American Eagle’s marketing has been a lightning rod for discussion lately, but some of the apparel retailer’s most experimental bets could be flying under the radar. In May, the brand launched a subscription-based Substack newsletter, Off The Cuff, with the first issues guest-edited by After School writer Casey Lewis. 

It may not be a Sydney Sweeney-level cultural event, but the concept speaks to how retail brands are exploring new ways to leverage creators in the chase for authenticity while trying to stay on the ball with emergent media channels. Off The Cuff runs counter to the trend toward ultra-short social video in the TikTok mold, analyzing the style zeitgeist through written editorial delivered directly to customers’ email inboxes.

“Part of what’s so interesting about Substack and the engagement is it is long-form,” said Ashley Schapiro, vice president of marketing, media, performance and engagement at American Eagle, during a panel at the National Retail Federation’s Big Show earlier this month. “Now, you have this below-the-fold newsletter that people are reading top-to-bottom.” 

At the annual industry gathering, it was clear that American Eagle isn’t the only retailer dipping into services like Substack to sharpen brand voice in 2026. These editorially driven ventures come as creators are similarly looking to diversify outside of platforms like TikTok, Instagram and YouTube, where engagement is increasingly algorithm-dictated and raw follower counts don’t carry the same weight they used to. 

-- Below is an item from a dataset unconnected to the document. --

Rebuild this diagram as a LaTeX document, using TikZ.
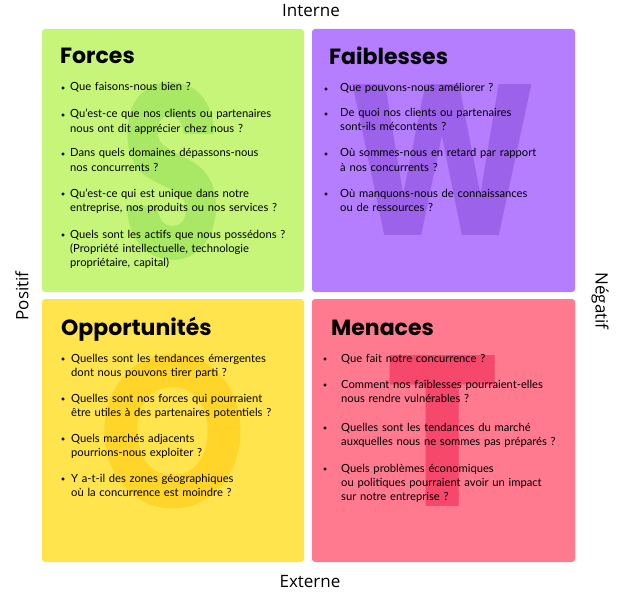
\documentclass[tikz,border=0pt]{standalone}
\usepackage{fontspec}
\setmainfont{Poppins}
\newfontfamily\textefont{Lato}
\newfontfamily\axefont{Open Sans}
\usetikzlibrary{positioning}
\definecolor{forcesfond}{HTML}{C6F57A}
\definecolor{forceslettre}{HTML}{A9E864}
\definecolor{faiblesfond}{HTML}{B57DFF}
\definecolor{faibleslettre}{HTML}{9C62EA}
\definecolor{opportfond}{HTML}{FFE44D}
\definecolor{opportlettre}{HTML}{FFD52A}
\definecolor{menacefond}{HTML}{FF7A8F}
\definecolor{menacelettre}{HTML}{F5486A}
\tikzset{
  titre/.style={anchor=base west, inner sep=0pt, font=\fontsize{22}{22}\selectfont\bfseries},
  question/.style={anchor=base west, inner sep=0pt, text width=250pt, align=left, font=\textefont\fontsize{11.2}{14}\selectfont},
  axe/.style={inner sep=0pt, font=\axefont\fontsize{17}{17}\selectfont},
  filigrane/.style={inner sep=0pt, font=\fontsize{215}{215}\selectfont\bfseries}
}
\begin{document}
\begin{tikzpicture}[x=1pt,y=-1pt]
			\useasboundingbox (0,0) rectangle (617,596);
			% les quatre cases
			\fill [forcesfond, rounded corners=3pt] (42,29) rectangle (304,292);
			\fill [faiblesfond, rounded corners=3pt] (312,29) rectangle (575,292);
			\fill [opportfond, rounded corners=3pt] (42,299) rectangle (304,562);
			\fill [menacefond, rounded corners=3pt] (312,299) rectangle (575,562);
			% lettres en filigrane
			\node [filigrane, text=forceslettre] (lettreS) at (172,171) {\scalebox{0.78}[1.15]{S}};
			\node [filigrane, text=faibleslettre] (lettreW) at (442,160) {\scalebox{0.83}[1]{W}};
			\node [filigrane, text=opportlettre] (lettreO) at (173,432) {\scalebox{0.88}[1]{O}};
			\node [filigrane, text=menacelettre] (lettreT) at (443,431) {\scalebox{0.9}[1]{T}};
			% titres
			\node [titre] (forces) at (60,64) {Forces};
			\node [titre] (faiblesses) at (329,65) {Faiblesses};
			\node [titre] (opportunites) at (61,335) {Opportunités};
			\node [titre] (menaces) at (331,335) {Menaces};
			% forces
			\draw [fill=black] (63,88) circle (1.3pt);
			\draw [fill=black] (63,115) circle (1.3pt);
			\draw [fill=black] (63,154) circle (1.3pt);
			\draw [fill=black] (63,194) circle (1.3pt);
			\draw [fill=black] (63,235) circle (1.3pt);
			\node [question] (f1) at (70,91) {Que faisons-nous bien~?};
			\node [question] (f2) at (70,118) {Qu’est-ce que nos clients ou partenaires\\nous ont dit apprécier chez nous~?};
			\node [question] (f3) at (70,157) {Dans quels domaines dépassons-nous\\nos concurrents~?};
			\node [question] (f4) at (70,197) {Qu’est-ce qui est unique dans notre\\entreprise, nos produits ou nos services~?};
			\node [question] (f5) at (70,238) {Quels sont les actifs que nous possédons~?\\(Propriété intellectuelle, technologie\\propriétaire, capital)};
			% faiblesses
			\draw [fill=black] (326,89) circle (1.3pt);
			\draw [fill=black] (326,114) circle (1.3pt);
			\draw [fill=black] (326,154) circle (1.3pt);
			\draw [fill=black] (326,194) circle (1.3pt);
			\node [question] (w1) at (340,92) {Que pouvons-nous améliorer~?};
			\node [question] (w2) at (340,117) {De quoi nos clients ou partenaires\\sont-ils mécontents~?};
			\node [question] (w3) at (340,157) {Où sommes-nous en retard par rapport\\à nos concurrents~?};
			\node [question] (w4) at (340,197) {Où manquons-nous de connaissances\\ou de ressources~?};
			% opportunites
			\draw [fill=black] (63,359) circle (1.3pt);
			\draw [fill=black] (63,399) circle (1.3pt);
			\draw [fill=black] (63,439) circle (1.3pt);
			\draw [fill=black] (63,479) circle (1.3pt);
			\node [question] (o1) at (71,362) {Quelles sont les tendances émergentes\\dont nous pouvons tirer parti~?};
			\node [question] (o2) at (71,402) {Quelles sont nos forces qui pourraient\\être utiles à des partenaires potentiels~?};
			\node [question] (o3) at (71,442) {Quels marchés adjacents\\pourrions-nous exploiter~?};
			\node [question] (o4) at (71,482) {Y a-t-il des zones géographiques\\où la concurrence est moindre~?};
			% menaces
			\draw [fill=black] (325,359) circle (1.3pt);
			\draw [fill=black] (325,385) circle (1.3pt);
			\draw [fill=black] (325,428) circle (1.3pt);
			\draw [fill=black] (325,469) circle (1.3pt);
			\node [question] (t1) at (341,362) {Que fait notre concurrence~?};
			\node [question] (t2) at (341,388) {Comment nos faiblesses pourraient-elles\\nous rendre vulnérables~?};
			\node [question] (t3) at (341,431) {Quelles sont les tendances du marché\\auxquelles nous ne sommes pas préparés~?};
			\node [question] (t4) at (341,472) {Quels problèmes économiques\\ou politiques pourraient avoir un impact\\sur notre entreprise~?};
			% axes
			\node [axe] (interne) at (311,11) {Interne};
			\node [axe] (externe) at (310,582) {Externe};
			\node [axe, rotate=90] (positif) at (22,296) {Positif};
			\node [axe, rotate=-90] (negatif) at (600,301) {Négatif};
		\end{tikzpicture}
\end{document}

“[Creators] are widening their aperture of where they build their communities beyond social,” said Sarah Henry, head of content, influencer and commerce at Walmart, on the panel with Schapiro and a representative from H&M. “We’re seeing that some of our most engaged creators, they’re also building communities on Substack, on Discord, on Reddit, etc.” 

Stretching the influencer bounds

NRF’s Big Show provided additional evidence that the creator economy is becoming a central piece of retail marketing strategies while continuing to splinter in different directions that can be hard to keep tabs on. Total U.S. ad spending on creators was on track to hit $37 billion in 2025, a 26% year-over-year increase, according to a November forecast from the Interactive Advertising Bureau. Nearly half of marketers surveyed by the IAB identified creator content as a “must have.” 

“I can guarantee you if there is a priority within the organization from a business perspective, it will have a large-scale backing influencer strategy and plan,” said Noah Gonzalez, head of brand PR and talent relations at H&M Americas, during the talk with Henry and Schapiro

Alternative creator channels like Substack and Beehiiv are generating interest as brands seek to balance out “snackable” video strategies that boost brand awareness — as well as sales, thanks to social commerce features like TikTok Shop — with a more in-depth form of community connection. Subscription-based models open avenues for repeat engagement and weaving together a larger brand narrative that’s hard to accomplish with a six-second video ad.

“Long-form is interesting from a consumer perspective because it’s really about diving deeper,” said Walmart’s Henry. “It’s unpacking something, it’s finding information, it’s establishing a new routine.”

For American Eagle, Substack stretches the bounds of what constitutes influencer marketing and could appeal to Gen Zers who — despite frequently being pegged as smartphone-addled — have expressed interest in ways to slow down and unplug. Following the initial issues done in collaboration with Lewis, American Eagle enlisted Tariro Makoni, author of the Trademarked newsletter, for additional installments of Off The Cuff.  

“Not everything meaningful happens on a social feed anymore, and we started to pay attention to how the inbox offers a more intimate space for perspective and conversation,” said Schapiro in an email following the NRF conference.